Scan the lines below for the string "image" and copy every one that has it.

# start of Data for the task

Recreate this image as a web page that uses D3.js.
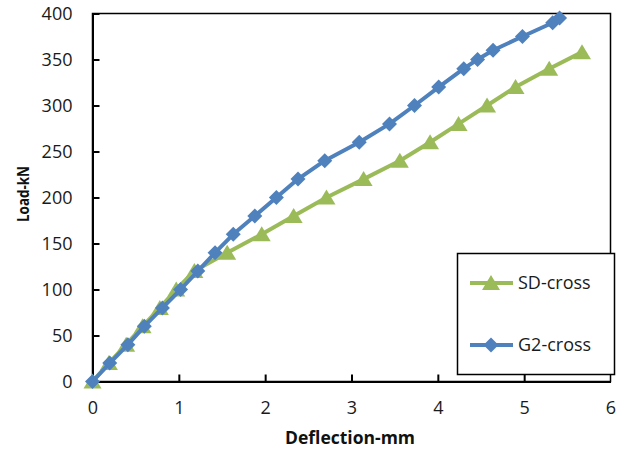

# end of Data for the task
# start of Data for the task

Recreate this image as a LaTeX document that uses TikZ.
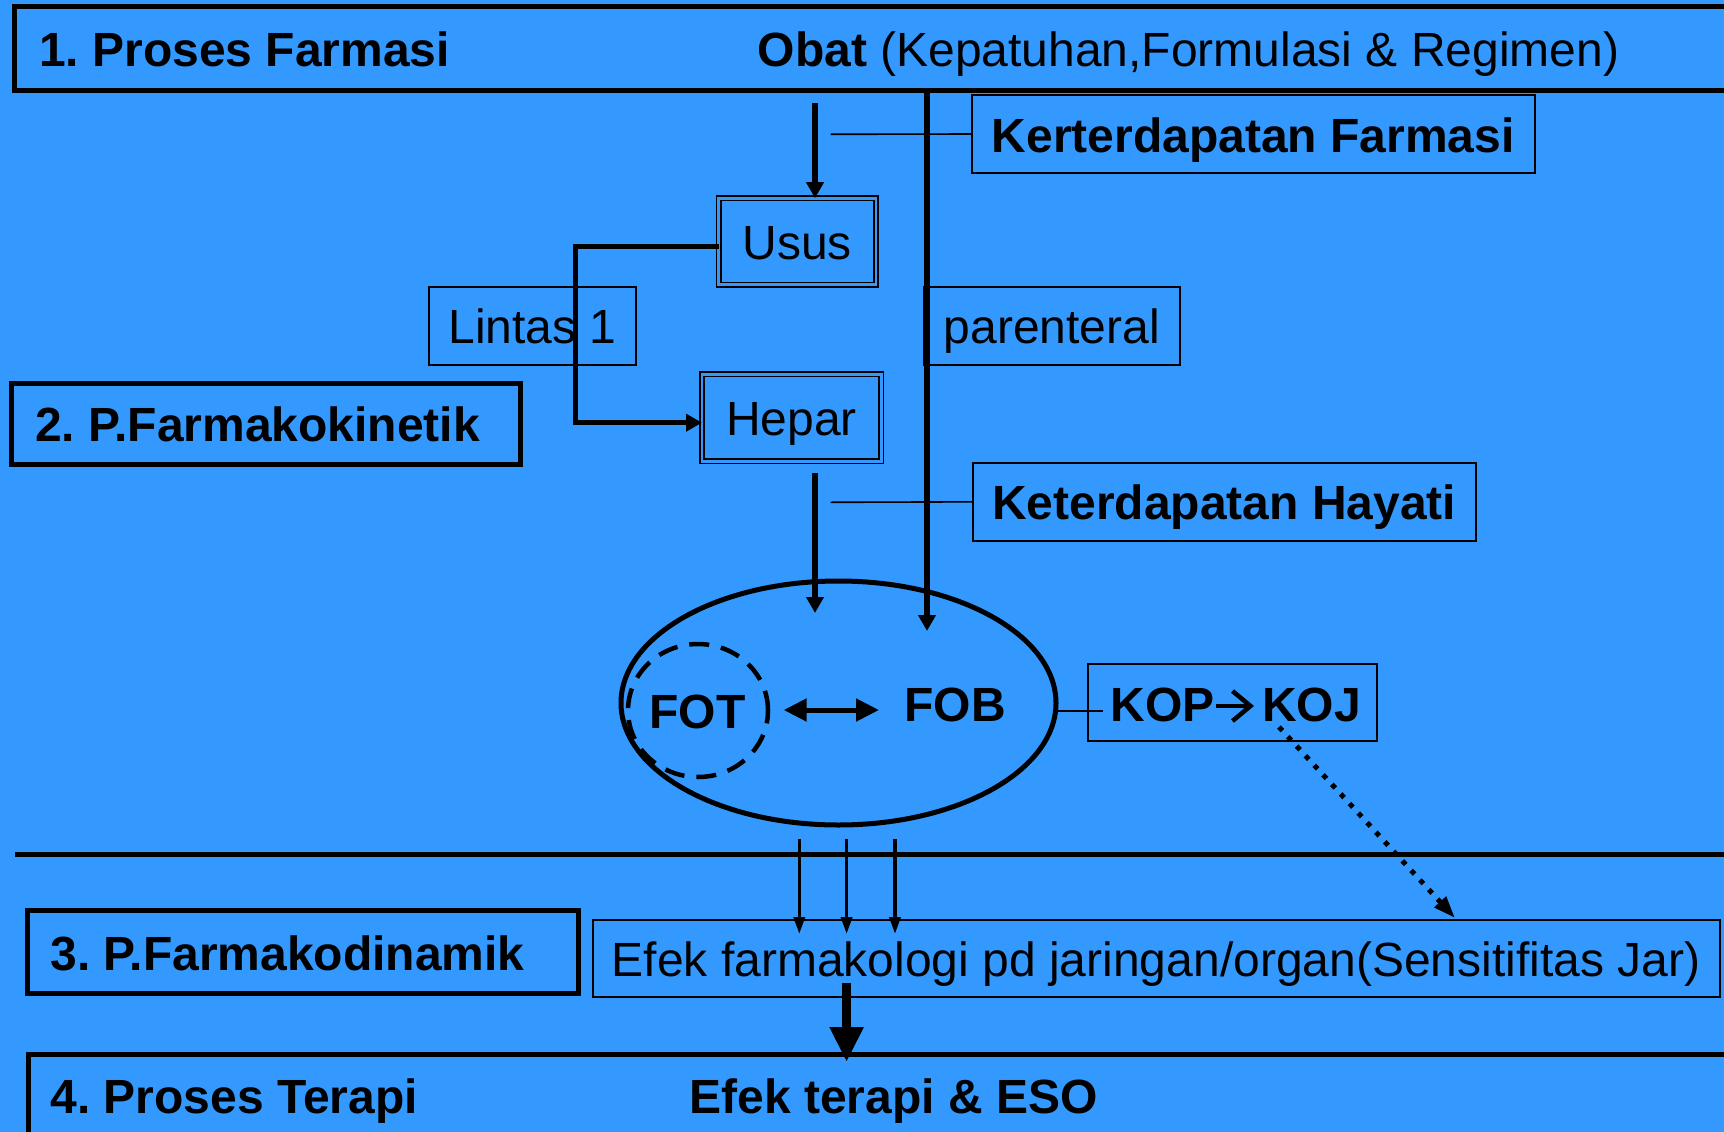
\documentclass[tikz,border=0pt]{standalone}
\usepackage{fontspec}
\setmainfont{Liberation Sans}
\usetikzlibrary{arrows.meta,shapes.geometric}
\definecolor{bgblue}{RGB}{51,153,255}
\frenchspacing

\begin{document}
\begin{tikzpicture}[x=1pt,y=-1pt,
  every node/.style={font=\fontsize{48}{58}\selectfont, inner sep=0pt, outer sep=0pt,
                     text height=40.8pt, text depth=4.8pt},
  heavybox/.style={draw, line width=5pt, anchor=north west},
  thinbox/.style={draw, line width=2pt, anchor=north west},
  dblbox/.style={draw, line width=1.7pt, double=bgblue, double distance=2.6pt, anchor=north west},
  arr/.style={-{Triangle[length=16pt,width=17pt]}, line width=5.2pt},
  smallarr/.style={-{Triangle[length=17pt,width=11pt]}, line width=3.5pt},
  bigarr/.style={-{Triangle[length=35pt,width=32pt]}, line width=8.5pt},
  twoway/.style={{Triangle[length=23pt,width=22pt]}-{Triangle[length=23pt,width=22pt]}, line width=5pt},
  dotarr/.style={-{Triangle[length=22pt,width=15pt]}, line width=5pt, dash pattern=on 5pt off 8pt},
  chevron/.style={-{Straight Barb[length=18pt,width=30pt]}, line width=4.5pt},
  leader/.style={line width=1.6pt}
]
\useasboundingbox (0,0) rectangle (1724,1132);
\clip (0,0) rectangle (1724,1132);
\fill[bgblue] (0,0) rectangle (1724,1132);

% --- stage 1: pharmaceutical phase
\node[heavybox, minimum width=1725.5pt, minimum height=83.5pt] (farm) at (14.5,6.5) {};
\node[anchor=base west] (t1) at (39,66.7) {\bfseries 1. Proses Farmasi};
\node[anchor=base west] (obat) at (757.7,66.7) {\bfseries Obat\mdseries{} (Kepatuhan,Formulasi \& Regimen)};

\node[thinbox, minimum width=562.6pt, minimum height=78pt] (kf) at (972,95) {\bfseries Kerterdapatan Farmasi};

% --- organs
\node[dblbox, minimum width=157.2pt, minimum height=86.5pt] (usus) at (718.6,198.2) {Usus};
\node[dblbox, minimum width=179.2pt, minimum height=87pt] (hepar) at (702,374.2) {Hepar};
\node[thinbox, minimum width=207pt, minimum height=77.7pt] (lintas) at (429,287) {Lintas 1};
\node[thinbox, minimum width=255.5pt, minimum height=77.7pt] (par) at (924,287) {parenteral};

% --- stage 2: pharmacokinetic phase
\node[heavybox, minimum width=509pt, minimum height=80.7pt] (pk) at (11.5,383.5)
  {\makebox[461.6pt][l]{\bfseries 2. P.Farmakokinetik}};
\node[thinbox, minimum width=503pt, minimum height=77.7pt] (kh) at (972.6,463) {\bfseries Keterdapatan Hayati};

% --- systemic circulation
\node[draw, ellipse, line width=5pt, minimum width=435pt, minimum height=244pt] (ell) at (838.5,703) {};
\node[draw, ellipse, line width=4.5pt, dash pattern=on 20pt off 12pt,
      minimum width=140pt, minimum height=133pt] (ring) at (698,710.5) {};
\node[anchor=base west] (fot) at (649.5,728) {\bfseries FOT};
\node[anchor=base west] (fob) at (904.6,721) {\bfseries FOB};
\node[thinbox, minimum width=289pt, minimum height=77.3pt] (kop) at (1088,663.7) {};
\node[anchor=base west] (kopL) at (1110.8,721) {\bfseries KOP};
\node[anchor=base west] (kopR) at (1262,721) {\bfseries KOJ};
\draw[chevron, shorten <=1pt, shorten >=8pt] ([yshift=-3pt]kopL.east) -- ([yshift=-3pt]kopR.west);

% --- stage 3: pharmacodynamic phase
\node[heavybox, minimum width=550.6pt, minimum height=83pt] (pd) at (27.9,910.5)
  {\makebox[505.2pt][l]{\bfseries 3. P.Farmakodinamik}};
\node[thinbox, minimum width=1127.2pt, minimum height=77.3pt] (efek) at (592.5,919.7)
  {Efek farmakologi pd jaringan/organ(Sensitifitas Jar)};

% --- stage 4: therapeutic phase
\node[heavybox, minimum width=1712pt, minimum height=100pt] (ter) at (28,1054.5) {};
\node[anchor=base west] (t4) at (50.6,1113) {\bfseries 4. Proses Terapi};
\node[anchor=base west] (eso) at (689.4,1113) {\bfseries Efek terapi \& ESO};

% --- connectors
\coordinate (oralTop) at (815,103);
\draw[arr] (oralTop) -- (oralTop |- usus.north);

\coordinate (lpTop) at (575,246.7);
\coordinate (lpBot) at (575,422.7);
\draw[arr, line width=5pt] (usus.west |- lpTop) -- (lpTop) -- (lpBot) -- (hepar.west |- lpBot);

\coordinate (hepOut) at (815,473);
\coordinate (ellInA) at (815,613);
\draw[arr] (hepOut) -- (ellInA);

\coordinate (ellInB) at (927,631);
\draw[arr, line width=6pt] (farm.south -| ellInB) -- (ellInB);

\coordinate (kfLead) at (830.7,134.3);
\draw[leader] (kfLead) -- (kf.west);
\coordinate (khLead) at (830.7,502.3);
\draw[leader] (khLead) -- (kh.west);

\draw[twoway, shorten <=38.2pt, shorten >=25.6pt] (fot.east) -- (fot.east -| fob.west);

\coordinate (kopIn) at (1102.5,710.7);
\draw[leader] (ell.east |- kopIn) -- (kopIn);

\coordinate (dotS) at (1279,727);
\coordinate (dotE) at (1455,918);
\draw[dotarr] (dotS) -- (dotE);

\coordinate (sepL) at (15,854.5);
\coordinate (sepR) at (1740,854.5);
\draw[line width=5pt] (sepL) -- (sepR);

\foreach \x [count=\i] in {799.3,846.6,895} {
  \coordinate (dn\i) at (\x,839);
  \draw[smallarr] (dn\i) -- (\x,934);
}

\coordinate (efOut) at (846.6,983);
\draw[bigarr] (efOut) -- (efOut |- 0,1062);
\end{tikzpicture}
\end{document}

# end of Data for the task

**Reply**:
Recreate this image as a web page that uses D3.js.
Recreate this image as a LaTeX document that uses TikZ.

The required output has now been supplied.